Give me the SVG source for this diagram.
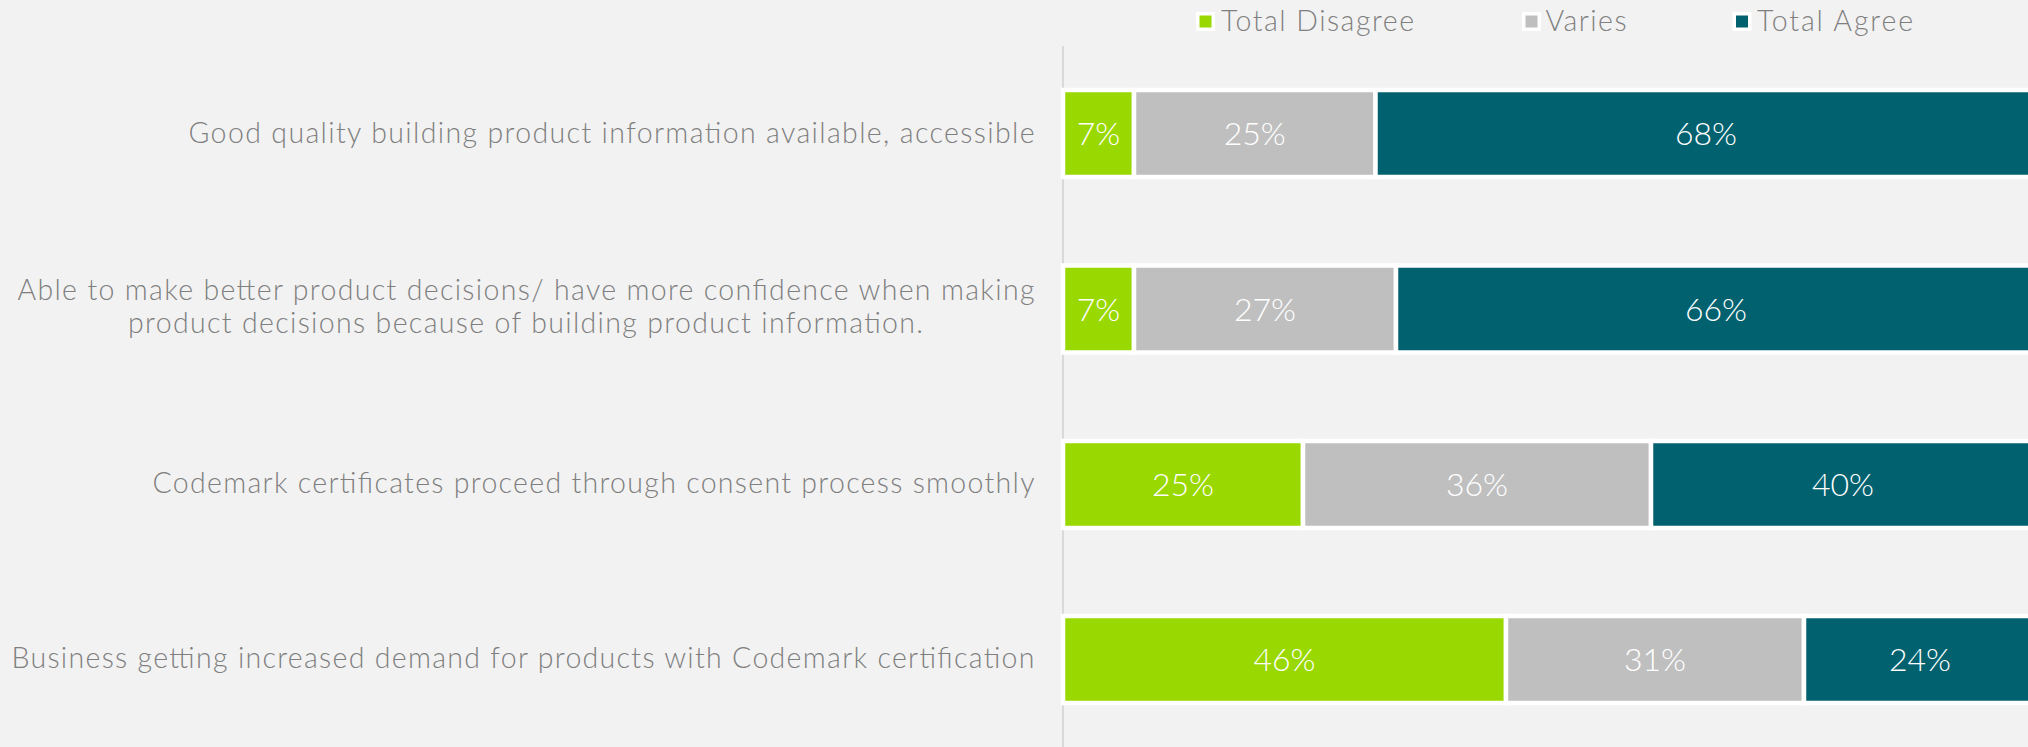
<svg xmlns="http://www.w3.org/2000/svg" width="2028" height="747" viewBox="0 0 2028 747">
<style>
.cat{font-family:Lato,"Open Sans","Liberation Sans",sans-serif;font-weight:300;font-size:28.5px;fill:#7f7f7f}
.leg{font-family:Lato,"Open Sans","Liberation Sans",sans-serif;font-weight:300;font-size:28.5px;fill:#7f7f7f}
.val{font-family:Lato,"Open Sans","Liberation Sans",sans-serif;font-weight:300;font-size:32px;fill:#ffffff;text-anchor:middle}
.seg{stroke:#ffffff;stroke-width:4.5}
.g{fill:#99d800}
.v{fill:#bfbfbf}
.t{fill:#02616f}
</style>
<rect x="0" y="0" width="2028" height="747" fill="#f2f2f2"/>
<g id="legend">
  <rect x="1196" y="12" width="19" height="19" fill="#ffffff"/>
  <rect x="1199.5" y="15.5" width="12" height="12" class="g"/>
  <text class="leg" x="1221" y="31" textLength="193" lengthAdjust="spacing">Total Disagree</text>
  <rect x="1522" y="12" width="19" height="19" fill="#ffffff"/>
  <rect x="1525.5" y="15.5" width="12" height="12" class="v"/>
  <text class="leg" x="1545.5" y="31" textLength="81" lengthAdjust="spacing">Varies</text>
  <rect x="1732.5" y="12" width="19" height="19" fill="#ffffff"/>
  <rect x="1736" y="15.5" width="12" height="12" class="t"/>
  <text class="leg" x="1757" y="31" textLength="156" lengthAdjust="spacing">Total Agree</text>
</g>
<g id="axis">
  <line x1="1063" y1="46" x2="1063" y2="747" stroke="#d9d9d9" stroke-width="2"/>
</g>
<g id="row1">
  <text class="cat" x="1034.5" y="143" text-anchor="end" textLength="846" lengthAdjust="spacing">Good quality building product information available, accessible</text>
  <rect class="seg g" x="1063" y="90" width="71" height="87"/>
  <rect class="seg v" x="1134" y="90" width="241.5" height="87"/>
  <rect class="seg t" x="1375.5" y="90" width="660" height="87"/>
  <text class="val" x="1098.5" y="145">7%</text>
  <text class="val" x="1254.75" y="145">25%</text>
  <text class="val" x="1706" y="145">68%</text>
</g>
<g id="row2">
  <text class="cat" x="1034.5" y="300" text-anchor="end" textLength="1017" lengthAdjust="spacing">Able to make better product decisions/ have more confidence when making</text>
  <text class="cat" x="525.5" y="333" text-anchor="middle" textLength="795" lengthAdjust="spacing">product decisions because of building product information.</text>
  <rect class="seg g" x="1063" y="265.5" width="71" height="87"/>
  <rect class="seg v" x="1134" y="265.5" width="262" height="87"/>
  <rect class="seg t" x="1396" y="265.5" width="640" height="87"/>
  <text class="val" x="1098.5" y="321">7%</text>
  <text class="val" x="1265" y="321">27%</text>
  <text class="val" x="1716" y="321">66%</text>
</g>
<g id="row3">
  <text class="cat" x="1034.5" y="493" text-anchor="end" textLength="882" lengthAdjust="spacing">Codemark certificates proceed through consent process smoothly</text>
  <rect class="seg g" x="1063" y="441" width="240" height="87"/>
  <rect class="seg v" x="1303" y="441" width="348" height="87"/>
  <rect class="seg t" x="1651" y="441" width="385" height="87"/>
  <text class="val" x="1183" y="496">25%</text>
  <text class="val" x="1477" y="496">36%</text>
  <text class="val" x="1843" y="496">40%</text>
</g>
<g id="row4">
  <text class="cat" x="1034.5" y="668" text-anchor="end" textLength="1023" lengthAdjust="spacing">Business getting increased demand for products with Codemark certification</text>
  <rect class="seg g" x="1063" y="616" width="443" height="87"/>
  <rect class="seg v" x="1506" y="616" width="298" height="87"/>
  <rect class="seg t" x="1804" y="616" width="232" height="87"/>
  <text class="val" x="1284.5" y="671">46%</text>
  <text class="val" x="1655" y="671">31%</text>
  <text class="val" x="1920" y="671">24%</text>
</g>
</svg>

━━━

-- Description of the task --
Print each line of the material above exactly, with the pictures removed from your copy.

-- Final result --
Give me the SVG source for this diagram.
<svg xmlns="http://www.w3.org/2000/svg" width="2028" height="747" viewBox="0 0 2028 747">
<style>
.cat{font-family:Lato,"Open Sans","Liberation Sans",sans-serif;font-weight:300;font-size:28.5px;fill:#7f7f7f}
.leg{font-family:Lato,"Open Sans","Liberation Sans",sans-serif;font-weight:300;font-size:28.5px;fill:#7f7f7f}
.val{font-family:Lato,"Open Sans","Liberation Sans",sans-serif;font-weight:300;font-size:32px;fill:#ffffff;text-anchor:middle}
.seg{stroke:#ffffff;stroke-width:4.5}
.g{fill:#99d800}
.v{fill:#bfbfbf}
.t{fill:#02616f}
</style>
<rect x="0" y="0" width="2028" height="747" fill="#f2f2f2"/>
<g id="legend">
  <rect x="1196" y="12" width="19" height="19" fill="#ffffff"/>
  <rect x="1199.5" y="15.5" width="12" height="12" class="g"/>
  <text class="leg" x="1221" y="31" textLength="193" lengthAdjust="spacing">Total Disagree</text>
  <rect x="1522" y="12" width="19" height="19" fill="#ffffff"/>
  <rect x="1525.5" y="15.5" width="12" height="12" class="v"/>
  <text class="leg" x="1545.5" y="31" textLength="81" lengthAdjust="spacing">Varies</text>
  <rect x="1732.5" y="12" width="19" height="19" fill="#ffffff"/>
  <rect x="1736" y="15.5" width="12" height="12" class="t"/>
  <text class="leg" x="1757" y="31" textLength="156" lengthAdjust="spacing">Total Agree</text>
</g>
<g id="axis">
  <line x1="1063" y1="46" x2="1063" y2="747" stroke="#d9d9d9" stroke-width="2"/>
</g>
<g id="row1">
  <text class="cat" x="1034.5" y="143" text-anchor="end" textLength="846" lengthAdjust="spacing">Good quality building product information available, accessible</text>
  <rect class="seg g" x="1063" y="90" width="71" height="87"/>
  <rect class="seg v" x="1134" y="90" width="241.5" height="87"/>
  <rect class="seg t" x="1375.5" y="90" width="660" height="87"/>
  <text class="val" x="1098.5" y="145">7%</text>
  <text class="val" x="1254.75" y="145">25%</text>
  <text class="val" x="1706" y="145">68%</text>
</g>
<g id="row2">
  <text class="cat" x="1034.5" y="300" text-anchor="end" textLength="1017" lengthAdjust="spacing">Able to make better product decisions/ have more confidence when making</text>
  <text class="cat" x="525.5" y="333" text-anchor="middle" textLength="795" lengthAdjust="spacing">product decisions because of building product information.</text>
  <rect class="seg g" x="1063" y="265.5" width="71" height="87"/>
  <rect class="seg v" x="1134" y="265.5" width="262" height="87"/>
  <rect class="seg t" x="1396" y="265.5" width="640" height="87"/>
  <text class="val" x="1098.5" y="321">7%</text>
  <text class="val" x="1265" y="321">27%</text>
  <text class="val" x="1716" y="321">66%</text>
</g>
<g id="row3">
  <text class="cat" x="1034.5" y="493" text-anchor="end" textLength="882" lengthAdjust="spacing">Codemark certificates proceed through consent process smoothly</text>
  <rect class="seg g" x="1063" y="441" width="240" height="87"/>
  <rect class="seg v" x="1303" y="441" width="348" height="87"/>
  <rect class="seg t" x="1651" y="441" width="385" height="87"/>
  <text class="val" x="1183" y="496">25%</text>
  <text class="val" x="1477" y="496">36%</text>
  <text class="val" x="1843" y="496">40%</text>
</g>
<g id="row4">
  <text class="cat" x="1034.5" y="668" text-anchor="end" textLength="1023" lengthAdjust="spacing">Business getting increased demand for products with Codemark certification</text>
  <rect class="seg g" x="1063" y="616" width="443" height="87"/>
  <rect class="seg v" x="1506" y="616" width="298" height="87"/>
  <rect class="seg t" x="1804" y="616" width="232" height="87"/>
  <text class="val" x="1284.5" y="671">46%</text>
  <text class="val" x="1655" y="671">31%</text>
  <text class="val" x="1920" y="671">24%</text>
</g>
</svg>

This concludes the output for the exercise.